>> BEGIN DATA

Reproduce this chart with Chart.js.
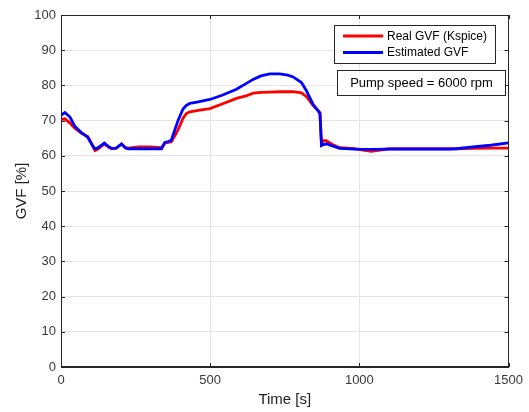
<!DOCTYPE html>
<html>
<head>
<meta charset="utf-8">
<script src="https://cdn.jsdelivr.net/npm/chart.js@4.4.1/dist/chart.umd.min.js"></script>
<style>
  html, body { margin: 0; padding: 0; background: #fff; }
  #wrap { width: 529px; height: 412px; position: relative; }
</style>
</head>
<body>
<div id="wrap"><canvas id="c" width="529" height="412"></canvas></div>
<script>
// ---- data ----
const times = [0, 13, 30, 47, 70, 90, 105, 114, 125, 145, 160, 170, 185, 203, 215, 225, 260, 300, 337, 348, 360, 370, 380, 393, 409, 420, 432, 460, 499, 540, 588, 620, 644, 670, 700, 733, 760, 778, 806, 823, 845, 862, 868, 873, 880, 889, 910, 934, 985, 1040, 1100, 1200, 1300, 1325, 1380, 1440, 1500];
const realGVF = [70.3, 70.5, 69.3, 67.8, 66.3, 65.5, 63.0, 61.5, 62.0, 63.4, 62.4, 62.0, 62.2, 63.3, 62.4, 62.2, 62.5, 62.5, 62.3, 63.6, 63.8, 64.0, 65.5, 67.5, 70.7, 72.0, 72.5, 72.9, 73.4, 74.7, 76.3, 77.0, 77.8, 78.0, 78.1, 78.2, 78.2, 78.2, 77.9, 76.8, 74.3, 72.9, 72.2, 63.5, 64.3, 64.3, 63.2, 62.3, 62.0, 61.3, 62.0, 62.0, 62.0, 62.0, 62.1, 62.2, 62.2];
const estGVF = [71.5, 72.3, 71.0, 68.3, 66.5, 65.2, 63.0, 62.0, 62.3, 63.6, 62.6, 62.1, 62.2, 63.4, 62.3, 62.0, 62.0, 62.0, 62.0, 63.8, 64.0, 64.5, 67.0, 70.2, 73.3, 74.3, 74.9, 75.3, 76.0, 77.2, 78.9, 80.5, 81.7, 82.7, 83.3, 83.3, 82.9, 82.4, 80.8, 78.4, 74.6, 72.7, 72.0, 62.9, 63.2, 63.4, 62.8, 62.1, 61.9, 61.8, 61.9, 61.9, 61.9, 62.0, 62.5, 63.0, 63.7];
const seriesLabels = ['Real GVF (Kspice)', 'Estimated GVF'];
const xTicks = [0, 500, 1000, 1500];
const yTicks = [0, 10, 20, 30, 40, 50, 60, 70, 80, 90, 100];
const annotationText = 'Pump speed = 6000 rpm';
const xTitle = 'Time [s]';
const yTitle = 'GVF [%]';

const toXY = (vals) => times.map((t, i) => ({ x: t, y: vals[i] }));
const AXIS = '#262626';
const FONT = '"Liberation Sans", Arial, sans-serif';

const boxPlugin = {
  id: 'boxPlugin',
  afterDatasetsDraw(chart) {
    const { ctx, chartArea: a, scales } = chart;
    ctx.save();
    // inward tick marks on all four sides
    ctx.strokeStyle = AXIS;
    ctx.lineWidth = 1;
    const L = 4;
    ctx.beginPath();
    yTicks.forEach(v => {
      const y = Math.round(scales.y.getPixelForValue(v)) + 0.5;
      ctx.moveTo(a.left, y); ctx.lineTo(a.left + L, y);
      ctx.moveTo(a.right, y); ctx.lineTo(a.right - L, y);
    });
    xTicks.forEach(v => {
      const x = Math.round(scales.x.getPixelForValue(v)) + 0.5;
      ctx.moveTo(x, a.bottom); ctx.lineTo(x, a.bottom - L);
      ctx.moveTo(x, a.top); ctx.lineTo(x, a.top + L);
    });
    ctx.stroke();
    // full box
    ctx.strokeRect(Math.round(a.left) + 0.5, Math.round(a.top) + 0.5,
                   Math.round(a.right - a.left) - 1, Math.round(a.bottom - a.top) - 1);

    // legend box
    const lx = 334, ly = 25, lw = 161, lh = 38;
    ctx.fillStyle = '#fff';
    ctx.fillRect(lx, ly, lw, lh);
    ctx.strokeStyle = AXIS;
    ctx.lineWidth = 1;
    ctx.strokeRect(lx + 0.5, ly + 0.5, lw, lh);
    const ds = chart.data.datasets;
    const rows = [36, 52.5];
    ds.forEach((d, i) => {
      ctx.strokeStyle = d.borderColor;
      ctx.lineWidth = 3;
      ctx.beginPath();
      ctx.moveTo(343, rows[i]); ctx.lineTo(383, rows[i]);
      ctx.stroke();
      ctx.fillStyle = '#000';
      ctx.font = '12px ' + FONT;
      ctx.textBaseline = 'middle';
      ctx.textAlign = 'left';
      ctx.fillText(d.label, 387, rows[i] + 0.5);
    });

    // annotation box
    const bx = 337, by = 70, bw = 168, bh = 25;
    ctx.fillStyle = '#fff';
    ctx.fillRect(bx, by, bw, bh);
    ctx.strokeStyle = AXIS;
    ctx.lineWidth = 1;
    ctx.strokeRect(bx + 0.5, by + 0.5, bw, bh);
    ctx.fillStyle = '#000';
    ctx.font = '13px ' + FONT;
    ctx.textAlign = 'center';
    ctx.textBaseline = 'middle';
    ctx.fillText(annotationText, bx + bw / 2 + 0.5, by + bh / 2 + 1);
    ctx.restore();
  }
};

new Chart(document.getElementById('c'), {
  type: 'line',
  data: {
    datasets: [
      { label: seriesLabels[0], data: toXY(realGVF), borderColor: '#ff0000', backgroundColor: '#ff0000', borderWidth: 2.8, pointRadius: 0, tension: 0, order: 1 },
      { label: seriesLabels[1], data: toXY(estGVF), borderColor: '#0000ff', backgroundColor: '#0000ff', borderWidth: 2.8, pointRadius: 0, tension: 0, order: 0 }
    ]
  },
  options: {
    responsive: false,
    animation: false,
    devicePixelRatio: 1,
    layout: { padding: { top: 15, right: 20, left: 0, bottom: 0 } },
    plugins: { legend: { display: false }, tooltip: { enabled: false } },
    scales: {
      x: {
        type: 'linear', min: 0, max: 1500,
        afterFit(s) { s.height = 45; },
        afterBuildTicks(s) { s.ticks = xTicks.map(v => ({ value: v })); },
        grid: { color: '#e4e4e4', lineWidth: 1, drawTicks: false },
        border: { display: true, color: AXIS },
        ticks: { padding: 6, color: '#3a3a3a', font: { family: FONT, size: 13 }, maxRotation: 0, callback: (v) => String(v) },
        title: { display: true, text: xTitle, color: '#222', font: { family: FONT, size: 15 }, padding: { top: 0, bottom: 3 } }
      },
      y: {
        type: 'linear', min: 0, max: 100,
        afterFit(s) { s.width = 61; },
        afterBuildTicks(s) { s.ticks = yTicks.map(v => ({ value: v })); },
        grid: { color: '#e4e4e4', lineWidth: 1, drawTicks: false },
        border: { display: true, color: AXIS },
        ticks: { padding: 5, color: '#3a3a3a', font: { family: FONT, size: 13 }, callback: (v) => String(v) },
        title: { display: true, text: yTitle, color: '#222', font: { family: FONT, size: 15 }, padding: { top: 13, bottom: 0 } }
      }
    }
  },
  plugins: [boxPlugin]
});
</script>
</body>
</html>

>> END DATA

**OBJECTIVE:**
Output all of the data exactly as it stands, minus any images.

**SOLUTION TO THIS PROBLEM:**
Reproduce this chart with Chart.js.
<!DOCTYPE html>
<html>
<head>
<meta charset="utf-8">
<script src="https://cdn.jsdelivr.net/npm/chart.js@4.4.1/dist/chart.umd.min.js"></script>
<style>
  html, body { margin: 0; padding: 0; background: #fff; }
  #wrap { width: 529px; height: 412px; position: relative; }
</style>
</head>
<body>
<div id="wrap"><canvas id="c" width="529" height="412"></canvas></div>
<script>
// ---- data ----
const times = [0, 13, 30, 47, 70, 90, 105, 114, 125, 145, 160, 170, 185, 203, 215, 225, 260, 300, 337, 348, 360, 370, 380, 393, 409, 420, 432, 460, 499, 540, 588, 620, 644, 670, 700, 733, 760, 778, 806, 823, 845, 862, 868, 873, 880, 889, 910, 934, 985, 1040, 1100, 1200, 1300, 1325, 1380, 1440, 1500];
const realGVF = [70.3, 70.5, 69.3, 67.8, 66.3, 65.5, 63.0, 61.5, 62.0, 63.4, 62.4, 62.0, 62.2, 63.3, 62.4, 62.2, 62.5, 62.5, 62.3, 63.6, 63.8, 64.0, 65.5, 67.5, 70.7, 72.0, 72.5, 72.9, 73.4, 74.7, 76.3, 77.0, 77.8, 78.0, 78.1, 78.2, 78.2, 78.2, 77.9, 76.8, 74.3, 72.9, 72.2, 63.5, 64.3, 64.3, 63.2, 62.3, 62.0, 61.3, 62.0, 62.0, 62.0, 62.0, 62.1, 62.2, 62.2];
const estGVF = [71.5, 72.3, 71.0, 68.3, 66.5, 65.2, 63.0, 62.0, 62.3, 63.6, 62.6, 62.1, 62.2, 63.4, 62.3, 62.0, 62.0, 62.0, 62.0, 63.8, 64.0, 64.5, 67.0, 70.2, 73.3, 74.3, 74.9, 75.3, 76.0, 77.2, 78.9, 80.5, 81.7, 82.7, 83.3, 83.3, 82.9, 82.4, 80.8, 78.4, 74.6, 72.7, 72.0, 62.9, 63.2, 63.4, 62.8, 62.1, 61.9, 61.8, 61.9, 61.9, 61.9, 62.0, 62.5, 63.0, 63.7];
const seriesLabels = ['Real GVF (Kspice)', 'Estimated GVF'];
const xTicks = [0, 500, 1000, 1500];
const yTicks = [0, 10, 20, 30, 40, 50, 60, 70, 80, 90, 100];
const annotationText = 'Pump speed = 6000 rpm';
const xTitle = 'Time [s]';
const yTitle = 'GVF [%]';

const toXY = (vals) => times.map((t, i) => ({ x: t, y: vals[i] }));
const AXIS = '#262626';
const FONT = '"Liberation Sans", Arial, sans-serif';

const boxPlugin = {
  id: 'boxPlugin',
  afterDatasetsDraw(chart) {
    const { ctx, chartArea: a, scales } = chart;
    ctx.save();
    // inward tick marks on all four sides
    ctx.strokeStyle = AXIS;
    ctx.lineWidth = 1;
    const L = 4;
    ctx.beginPath();
    yTicks.forEach(v => {
      const y = Math.round(scales.y.getPixelForValue(v)) + 0.5;
      ctx.moveTo(a.left, y); ctx.lineTo(a.left + L, y);
      ctx.moveTo(a.right, y); ctx.lineTo(a.right - L, y);
    });
    xTicks.forEach(v => {
      const x = Math.round(scales.x.getPixelForValue(v)) + 0.5;
      ctx.moveTo(x, a.bottom); ctx.lineTo(x, a.bottom - L);
      ctx.moveTo(x, a.top); ctx.lineTo(x, a.top + L);
    });
    ctx.stroke();
    // full box
    ctx.strokeRect(Math.round(a.left) + 0.5, Math.round(a.top) + 0.5,
                   Math.round(a.right - a.left) - 1, Math.round(a.bottom - a.top) - 1);

    // legend box
    const lx = 334, ly = 25, lw = 161, lh = 38;
    ctx.fillStyle = '#fff';
    ctx.fillRect(lx, ly, lw, lh);
    ctx.strokeStyle = AXIS;
    ctx.lineWidth = 1;
    ctx.strokeRect(lx + 0.5, ly + 0.5, lw, lh);
    const ds = chart.data.datasets;
    const rows = [36, 52.5];
    ds.forEach((d, i) => {
      ctx.strokeStyle = d.borderColor;
      ctx.lineWidth = 3;
      ctx.beginPath();
      ctx.moveTo(343, rows[i]); ctx.lineTo(383, rows[i]);
      ctx.stroke();
      ctx.fillStyle = '#000';
      ctx.font = '12px ' + FONT;
      ctx.textBaseline = 'middle';
      ctx.textAlign = 'left';
      ctx.fillText(d.label, 387, rows[i] + 0.5);
    });

    // annotation box
    const bx = 337, by = 70, bw = 168, bh = 25;
    ctx.fillStyle = '#fff';
    ctx.fillRect(bx, by, bw, bh);
    ctx.strokeStyle = AXIS;
    ctx.lineWidth = 1;
    ctx.strokeRect(bx + 0.5, by + 0.5, bw, bh);
    ctx.fillStyle = '#000';
    ctx.font = '13px ' + FONT;
    ctx.textAlign = 'center';
    ctx.textBaseline = 'middle';
    ctx.fillText(annotationText, bx + bw / 2 + 0.5, by + bh / 2 + 1);
    ctx.restore();
  }
};

new Chart(document.getElementById('c'), {
  type: 'line',
  data: {
    datasets: [
      { label: seriesLabels[0], data: toXY(realGVF), borderColor: '#ff0000', backgroundColor: '#ff0000', borderWidth: 2.8, pointRadius: 0, tension: 0, order: 1 },
      { label: seriesLabels[1], data: toXY(estGVF), borderColor: '#0000ff', backgroundColor: '#0000ff', borderWidth: 2.8, pointRadius: 0, tension: 0, order: 0 }
    ]
  },
  options: {
    responsive: false,
    animation: false,
    devicePixelRatio: 1,
    layout: { padding: { top: 15, right: 20, left: 0, bottom: 0 } },
    plugins: { legend: { display: false }, tooltip: { enabled: false } },
    scales: {
      x: {
        type: 'linear', min: 0, max: 1500,
        afterFit(s) { s.height = 45; },
        afterBuildTicks(s) { s.ticks = xTicks.map(v => ({ value: v })); },
        grid: { color: '#e4e4e4', lineWidth: 1, drawTicks: false },
        border: { display: true, color: AXIS },
        ticks: { padding: 6, color: '#3a3a3a', font: { family: FONT, size: 13 }, maxRotation: 0, callback: (v) => String(v) },
        title: { display: true, text: xTitle, color: '#222', font: { family: FONT, size: 15 }, padding: { top: 0, bottom: 3 } }
      },
      y: {
        type: 'linear', min: 0, max: 100,
        afterFit(s) { s.width = 61; },
        afterBuildTicks(s) { s.ticks = yTicks.map(v => ({ value: v })); },
        grid: { color: '#e4e4e4', lineWidth: 1, drawTicks: false },
        border: { display: true, color: AXIS },
        ticks: { padding: 5, color: '#3a3a3a', font: { family: FONT, size: 13 }, callback: (v) => String(v) },
        title: { display: true, text: yTitle, color: '#222', font: { family: FONT, size: 15 }, padding: { top: 13, bottom: 0 } }
      }
    }
  },
  plugins: [boxPlugin]
});
</script>
</body>
</html>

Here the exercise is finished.